PROVIDED MATERIAL

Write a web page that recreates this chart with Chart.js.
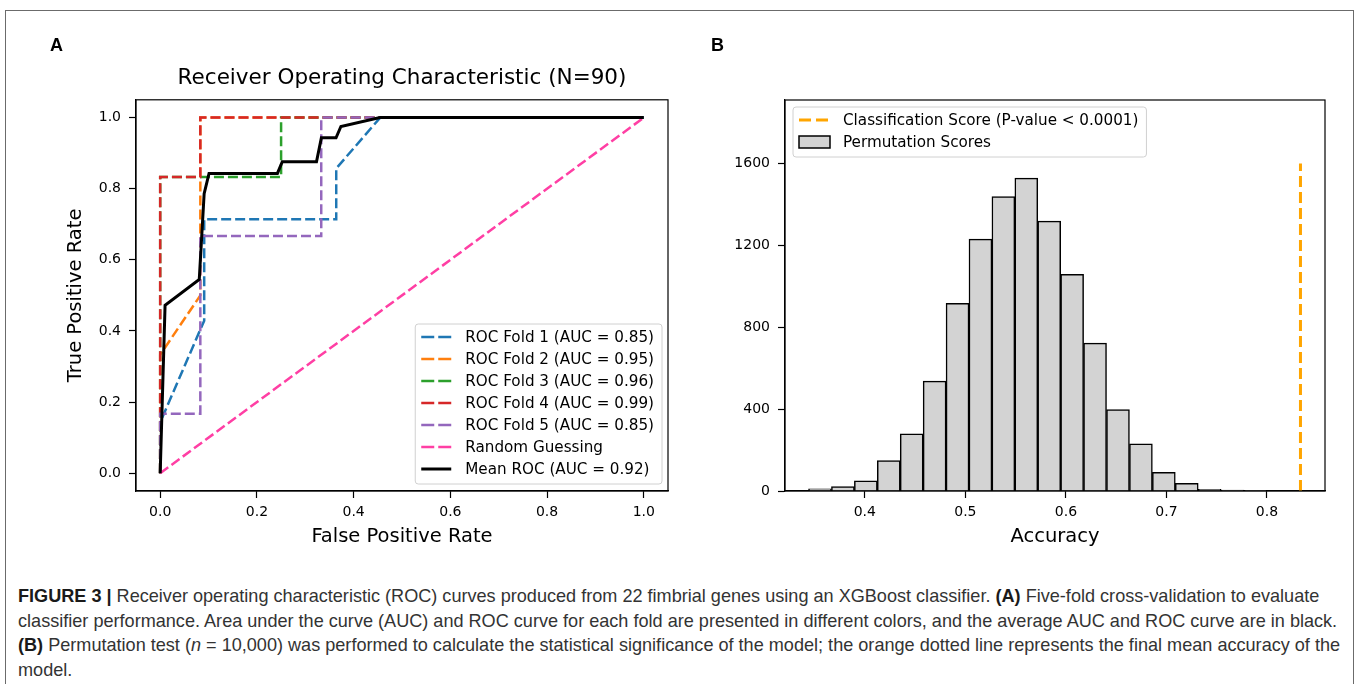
<!DOCTYPE html>
<html>
<head>
<meta charset="utf-8">
<script src="https://cdn.jsdelivr.net/npm/chart.js@4.4.1/dist/chart.umd.min.js"></script>
<style>
  html, body { margin: 0; padding: 0; background: #fff; }
  body { width: 1361px; height: 684px; position: relative; overflow: hidden; }
  #frame { position: absolute; left: 5px; top: 10px; width: 1347px; height: 700px; border: 1px solid #6b6b6b; border-bottom: none; }
  .panel { position: absolute; top: 0; }
  .tag { position: absolute; top: 35px; font: bold 18px "Liberation Sans", Arial, sans-serif; color: #000; }
  #caption { position: absolute; left: 18px; top: 584px; font: 18.1px "Liberation Sans", Arial, sans-serif; color: #333; line-height: 24.5px; white-space: nowrap; }
  #caption b { color: #1a1a1a; }
</style>
</head>
<body>
<div id="frame"></div>
<canvas id="roc" class="panel" style="left:0px" width="700" height="560"></canvas>
<canvas id="perm" class="panel" style="left:700px" width="661" height="560"></canvas>
<div class="tag" style="left:50px">A</div>
<div class="tag" style="left:711px">B</div>
<div id="caption">
<b>FIGURE 3 |</b> Receiver operating characteristic (ROC) curves produced from 22 fimbrial genes using an XGBoost classifier. <b>(A)</b> Five-fold cross-validation to evaluate<br>
classifier performance. Area under the curve (AUC) and ROC curve for each fold are presented in different colors, and the average AUC and ROC curve are in black.<br>
<b>(B)</b> Permutation test (<i>n</i> = 10,000) was performed to calculate the statistical significance of the model; the orange dotted line represents the final mean accuracy of the<br>
model.
</div>
<script>
// ---- panel A: ROC curves ----
var foldLabels = ['ROC Fold 1 (AUC = 0.85)', 'ROC Fold 2 (AUC = 0.95)', 'ROC Fold 3 (AUC = 0.96)',
                  'ROC Fold 4 (AUC = 0.99)', 'ROC Fold 5 (AUC = 0.85)'];
var foldColors = ['#1f77b4', '#ff7f0e', '#2ca02c', '#d62728', '#9467bd'];

var fold1Fpr = [0, 0, 0.091, 0.091, 0.364, 0.364, 0.455, 1];
var fold1Tpr = [0, 0.143, 0.429, 0.714, 0.714, 0.857, 1, 1];
var fold2Fpr = [0, 0, 0.083, 0.083, 1];
var fold2Tpr = [0, 0.333, 0.5, 1, 1];
var fold3Fpr = [0, 0, 0.25, 0.25, 1];
var fold3Tpr = [0, 0.833, 0.833, 1, 1];
var fold4Fpr = [0, 0, 0.083, 0.083, 1];
var fold4Tpr = [0, 0.833, 0.833, 1, 1];
var fold5Fpr = [0, 0, 0.083, 0.083, 0.333, 0.333, 1];
var fold5Tpr = [0, 0.167, 0.167, 0.667, 0.667, 1, 1];
var randomFpr = [0, 1];
var randomTpr = [0, 1];
var meanFpr = [0, 0.0101, 0.0808, 0.0909, 0.101, 0.2424, 0.2525, 0.3232, 0.3333, 0.3636, 0.3737, 0.4545, 1];
var meanTpr = [0, 0.472, 0.545, 0.786, 0.843, 0.843, 0.876, 0.876, 0.943, 0.943, 0.975, 1, 1];
var rocTicks = [0, 0.2, 0.4, 0.6, 0.8, 1.0];

// ---- panel B: permutation histogram ----
var binStart = 0.344;
var binWidth = 0.0228;
var permCounts = [11, 21, 50, 148, 279, 537, 917, 1230, 1438, 1528, 1318, 1058, 722, 398, 230, 91, 37, 8, 5, 2];
var classScore = 0.8333;
var scoreLineTop = 1600;
var accTicks = [0.4, 0.5, 0.6, 0.7, 0.8];
var countTicks = [0, 400, 800, 1200, 1600];

var FONT = '"DejaVu Sans", sans-serif';
var TICK = 14, LABEL = 19.5, LEG = 15.2;

function pts(xs, ys) {
  return xs.map(function(x, i) { return {x: x, y: ys[i]}; });
}

// matplotlib-like box around the axes
var framePlugin = {
  id: 'frame',
  afterDatasetsDraw: function(chart) {
    var a = chart.chartArea, ctx = chart.ctx;
    ctx.save();
    ctx.strokeStyle = '#000';
    ctx.lineWidth = 1.2;
    ctx.strokeRect(a.left, a.top, a.right - a.left, a.bottom - a.top);
    ctx.restore();
  }
};

// legend drawn inside the axes, like plt.legend(loc=...)
var boxLegend = {
  id: 'boxLegend',
  afterDraw: function(chart, args, opts) {
    var items = opts.items;
    if (!items) return;
    var ctx = chart.ctx, a = chart.chartArea;
    ctx.save();
    ctx.font = LEG + 'px ' + FONT;
    var textW = Math.max.apply(null, items.map(function(it) { return ctx.measureText(it.text).width; }));
    var w = 6 + 30 + 14 + textW + 8;
    var h = items.length * 22 + 6;
    var x = opts.loc === 'lower right' ? a.right - 6 - w : a.left + 8;
    var y = opts.loc === 'lower right' ? a.bottom - 7 - h : a.top + 7;
    ctx.beginPath();
    ctx.roundRect(x, y, w, h, 3);
    ctx.fillStyle = 'rgba(255,255,255,0.85)';
    ctx.fill();
    ctx.strokeStyle = '#d0d0d0';
    ctx.lineWidth = 1;
    ctx.stroke();
    items.forEach(function(it, i) {
      var cy = y + 13 + i * 22;
      if (it.box) {
        ctx.setLineDash([]);
        ctx.fillStyle = it.fill;
        ctx.fillRect(x + 6, cy - 6, 31, 12);
        ctx.strokeStyle = it.color;
        ctx.lineWidth = 1.5;
        ctx.strokeRect(x + 6, cy - 6, 31, 12);
      } else {
        ctx.setLineDash(it.dash || []);
        ctx.strokeStyle = it.color;
        ctx.lineWidth = it.width;
        ctx.beginPath();
        ctx.moveTo(x + 6, cy);
        ctx.lineTo(x + 36, cy);
        ctx.stroke();
      }
      ctx.setLineDash([]);
      ctx.fillStyle = '#000';
      ctx.textBaseline = 'middle';
      ctx.fillText(it.text, x + 50, cy + 1);
    });
    ctx.restore();
  }
};

function axisStyle() {
  return {
    border: {display: true, color: '#000', width: 1.2},
    grid: {drawOnChartArea: false, drawTicks: true, tickLength: 7, color: '#000', tickWidth: 1.2, offset: false}
  };
}

// ---------- panel A ----------
var rocFprs = [fold1Fpr, fold2Fpr, fold3Fpr, fold4Fpr, fold5Fpr];
var rocTprs = [fold1Tpr, fold2Tpr, fold3Tpr, fold4Tpr, fold5Tpr];
var rocSets = foldLabels.map(function(label, i) {
  return {
    label: label, data: pts(rocFprs[i], rocTprs[i]),
    borderColor: foldColors[i], borderWidth: 2.5, borderDash: [10, 4],
    order: 6 - i
  };
});
rocSets.push({label: 'Random Guessing', data: pts(randomFpr, randomTpr),
  borderColor: '#ff3fa4', borderWidth: 2.5, borderDash: [10, 4], order: 1});
rocSets.push({label: 'Mean ROC (AUC = 0.92)', data: pts(meanFpr, meanTpr),
  borderColor: '#000', borderWidth: 3, order: 0});

var xA = axisStyle();
xA.min = -0.05; xA.max = 1.05; xA.type = 'linear';
xA.afterBuildTicks = function(s) { s.ticks = rocTicks.map(function(v) { return {value: v}; }); };
xA.afterFit = function(s) { s.height = 69; };
xA.ticks = {color: '#000', font: {family: FONT, size: TICK}, padding: 6, maxRotation: 0,
  callback: function(v) { return v.toFixed(1); }};
xA.title = {display: true, text: 'False Positive Rate', color: '#000', font: {family: FONT, size: LABEL}, padding: {top: 0, bottom: 11}};

var yA = axisStyle();
yA.min = -0.05; yA.max = 1.05;
yA.afterBuildTicks = function(s) { s.ticks = rocTicks.map(function(v) { return {value: v}; }); };
yA.afterFit = function(s) { s.width = 136; };
yA.ticks = {color: '#000', font: {family: FONT, size: TICK}, padding: 8,
  callback: function(v) { return v.toFixed(1); }};
yA.title = {display: true, text: 'True Positive Rate', color: '#000', font: {family: FONT, size: LABEL}, padding: {top: 64, bottom: 0}};

new Chart(document.getElementById('roc'), {
  type: 'line',
  data: {datasets: rocSets},
  plugins: [framePlugin, boxLegend],
  options: {
    responsive: false, animation: false, devicePixelRatio: 1,
    layout: {padding: {left: 0, right: 32, top: 0, bottom: 0}},
    elements: {point: {radius: 0}, line: {tension: 0, borderCapStyle: 'butt', borderJoinStyle: 'miter'}},
    scales: {x: xA, y: yA},
    plugins: {
      legend: {display: false},
      tooltip: {enabled: false},
      title: {display: true, fullSize: false, text: 'Receiver Operating Characteristic (N=90)', color: '#000',
        font: {family: FONT, size: 21.5, weight: 'normal'}, padding: {top: 66, bottom: 8}},
      boxLegend: {loc: 'lower right', items: rocSets.map(function(d) {
        return {text: d.label, color: d.borderColor, width: d.borderWidth, dash: d.borderDash ? [13, 4] : []};
      })}
    }
  }
});

// ---------- panel B ----------
var histData = permCounts.map(function(c, i) {
  return {x: binStart + binWidth * (i + 0.5), y: c};
});

var xB = axisStyle();
xB.type = 'linear'; xB.min = 0.3206; xB.max = 0.8577; xB.offset = false;
xB.afterBuildTicks = function(s) { s.ticks = accTicks.map(function(v) { return {value: v}; }); };
xB.afterFit = function(s) { s.height = 69; };
xB.ticks = {color: '#000', font: {family: FONT, size: TICK}, padding: 6, maxRotation: 0,
  callback: function(v) { return v.toFixed(1); }};
xB.title = {display: true, text: 'Accuracy', color: '#000', font: {family: FONT, size: LABEL}, padding: {top: 0, bottom: 11}};

var yB = axisStyle();
yB.min = 0; yB.max = 1910;
yB.afterBuildTicks = function(s) { s.ticks = countTicks.map(function(v) { return {value: v}; }); };
yB.afterFit = function(s) { s.width = 85; };
yB.ticks = {color: '#000', font: {family: FONT, size: TICK}, padding: 8,
  callback: function(v) { return String(v); }};

new Chart(document.getElementById('perm'), {
  data: {
    datasets: [
      {type: 'line', label: 'Classification Score (P-value < 0.0001)',
        data: [{x: classScore, y: 0}, {x: classScore, y: scoreLineTop}],
        borderColor: '#ffa500', borderWidth: 3, borderDash: [11, 5], pointRadius: 0, order: 0},
      {type: 'bar', label: 'Permutation Scores', data: histData,
        backgroundColor: '#d3d3d3', borderColor: '#000', borderWidth: 1.5,
        barPercentage: 1, categoryPercentage: 1, order: 1}
    ]
  },
  plugins: [framePlugin, boxLegend],
  options: {
    responsive: false, animation: false, devicePixelRatio: 1,
    layout: {padding: {left: 0, right: 36, top: 100, bottom: 0}},
    scales: {x: xB, y: yB},
    plugins: {
      legend: {display: false},
      tooltip: {enabled: false},
      boxLegend: {loc: 'upper left', items: [
        {text: 'Classification Score (P-value < 0.0001)', color: '#ffa500', width: 3, dash: [12, 5]},
        {text: 'Permutation Scores', box: true, fill: '#d3d3d3', color: '#000'}
      ]}
    }
  }
});
</script>
</body>
</html>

TASK
Repeat, word for word and with no pictures, only the lines running from the beginning of the data to the line that contains "['#1f77b4', '#ff7f0e', '#2ca02c', '#d62728', '#9467bd'];".

OUTPUT OF THE TASK
Write a web page that recreates this chart with Chart.js.
<!DOCTYPE html>
<html>
<head>
<meta charset="utf-8">
<script src="https://cdn.jsdelivr.net/npm/chart.js@4.4.1/dist/chart.umd.min.js"></script>
<style>
  html, body { margin: 0; padding: 0; background: #fff; }
  body { width: 1361px; height: 684px; position: relative; overflow: hidden; }
  #frame { position: absolute; left: 5px; top: 10px; width: 1347px; height: 700px; border: 1px solid #6b6b6b; border-bottom: none; }
  .panel { position: absolute; top: 0; }
  .tag { position: absolute; top: 35px; font: bold 18px "Liberation Sans", Arial, sans-serif; color: #000; }
  #caption { position: absolute; left: 18px; top: 584px; font: 18.1px "Liberation Sans", Arial, sans-serif; color: #333; line-height: 24.5px; white-space: nowrap; }
  #caption b { color: #1a1a1a; }
</style>
</head>
<body>
<div id="frame"></div>
<canvas id="roc" class="panel" style="left:0px" width="700" height="560"></canvas>
<canvas id="perm" class="panel" style="left:700px" width="661" height="560"></canvas>
<div class="tag" style="left:50px">A</div>
<div class="tag" style="left:711px">B</div>
<div id="caption">
<b>FIGURE 3 |</b> Receiver operating characteristic (ROC) curves produced from 22 fimbrial genes using an XGBoost classifier. <b>(A)</b> Five-fold cross-validation to evaluate<br>
classifier performance. Area under the curve (AUC) and ROC curve for each fold are presented in different colors, and the average AUC and ROC curve are in black.<br>
<b>(B)</b> Permutation test (<i>n</i> = 10,000) was performed to calculate the statistical significance of the model; the orange dotted line represents the final mean accuracy of the<br>
model.
</div>
<script>
// ---- panel A: ROC curves ----
var foldLabels = ['ROC Fold 1 (AUC = 0.85)', 'ROC Fold 2 (AUC = 0.95)', 'ROC Fold 3 (AUC = 0.96)',
                  'ROC Fold 4 (AUC = 0.99)', 'ROC Fold 5 (AUC = 0.85)'];
var foldColors = ['#1f77b4', '#ff7f0e', '#2ca02c', '#d62728', '#9467bd'];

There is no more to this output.